My middle -adult- child came home this weekend. It is has been months and months since I have seen my college age kids. It has been extraordinarily painful having them gone as the divorce proceedes. I cannot navigate the new normal with them yet especially with such distance between us on so many levels. I cannot find the boundaries of their adulthood and their childhood to relate rightly and so I have erred on the side of their privacy and my silence or in outright outburst that simply should not have happened. It has made for a painful and scarring weekend for me. I am afraid we will never find a new place to be that they will accept me for who I really am. It feels like too big of a loss to handle. It is hard not to dislike myself in this place. It is even harder not to resort to old methods of coping. I just am uncertain of the coping skill I am lacking in this area and even giving myself permission to cry has been a frightening prospect. If I lay down and completely experience this grief I am afraid that I may not recover. Part of me is truly dying and I am not sure the rest of me does not want to just follow without any more fight. They mean too much to me to lose and yet I am realizing maybe my perceptions of my relationship to them have been distorted all along---that is the hardest grief to cope with for me-- one that stems from another self deception or denial and morphs into a reality I have chosen not to see. My worst fear is that I cannot even trust myself. Everything turns inward at that point and it has proven to be dangerous to my well being in the past.
Sunday, November 2, 2008
Overwhelming...Sometimes
I have so much that needs to get done and it is really overwhelming sometimes. In order to even consider it all I have to make a list and instead of motivation and energy coming to me, I am feeling defeated and deflated. I really dislike not "doing" with my whole heart... I am entirely too black and white in my approach to things and am struggling to figure out out to fix it. I cannot simply neglect that which I am not inspired to do and yet in some aspects right now my lack of motivation is resulting in just that. There will be consequences to some of the things I am not participating in and somehow even that threat is not enough to get me moving. Mentally I am exhausted. I am tired of thinking in this round and round sort of way.
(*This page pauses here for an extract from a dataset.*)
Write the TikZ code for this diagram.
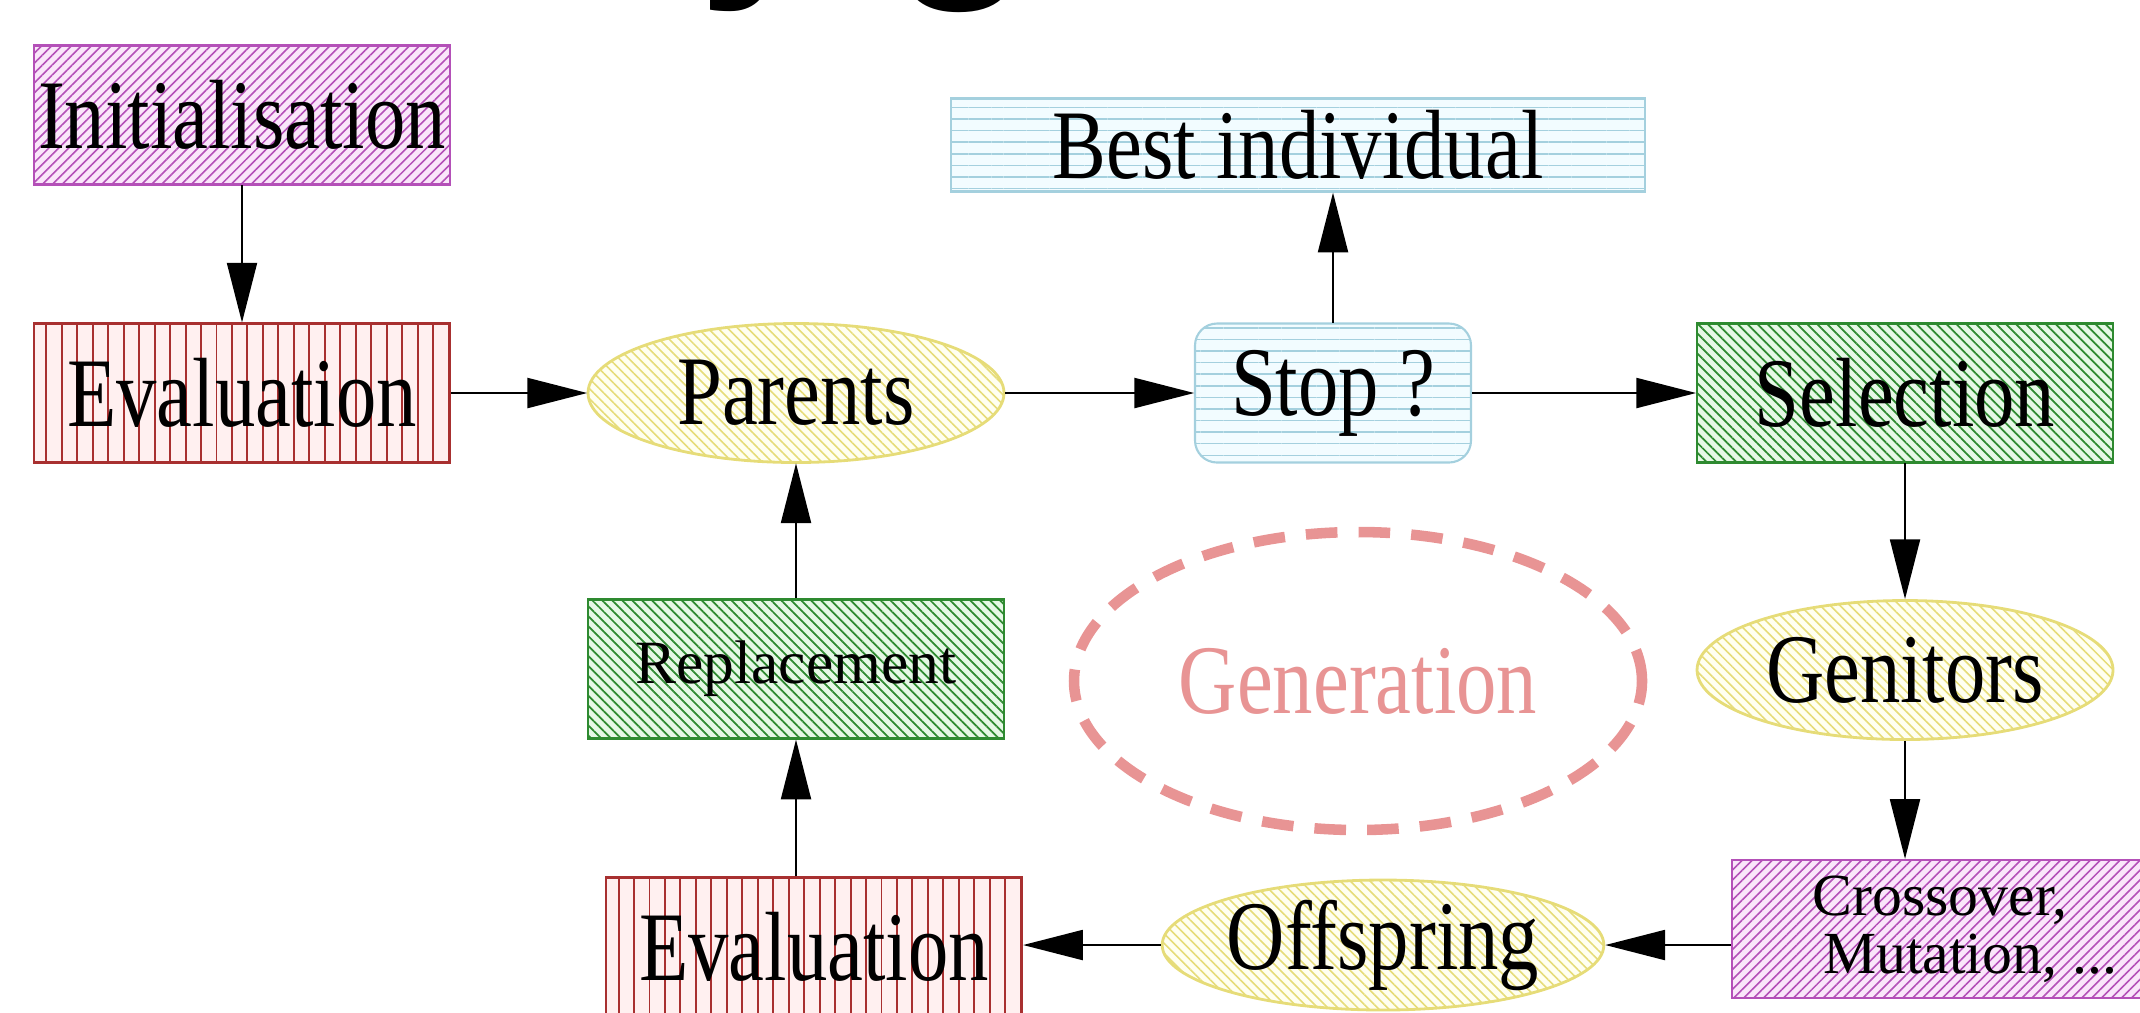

It seems that no matter what topic my mind fixates upon, it can find no definitive to end the journey and so it circulates and never subsides. Emotionally I am pulled in entirely too many directions as well. My emotions are erratic and wildly variant. They feel grossly exaggerated and painfully deep. They are abnormal and odd and difficult to mediate. Because thoughts precipitate most of these feelings I am trying to just let them ebb and flow and not get too involved with any of them. Physically I am better than normal- staying really active with daily life activities and off the clock movements. I have gotten down to 168 from 194 and physically feel much better. Spiritually I am in uncharted territory. I am experiencing very different kinds of connections with Hashem and sometimes it is disorienting. Not like confusion that makes you suffer-- just an unpredictable new experience in my connection with the Almighty. I am not really lonely, just having to be a different kind of vigilant to remain aware of the Presence. The Voice is softer, the Direction is gentler and the Lessons are more profound. My attention is heightened but my understanding is slower in coming and my heart is raw and tentative in attaching. Finding my way out of the other realms-mental and physical realities (other than the spiritual) is difficult on any long term basis.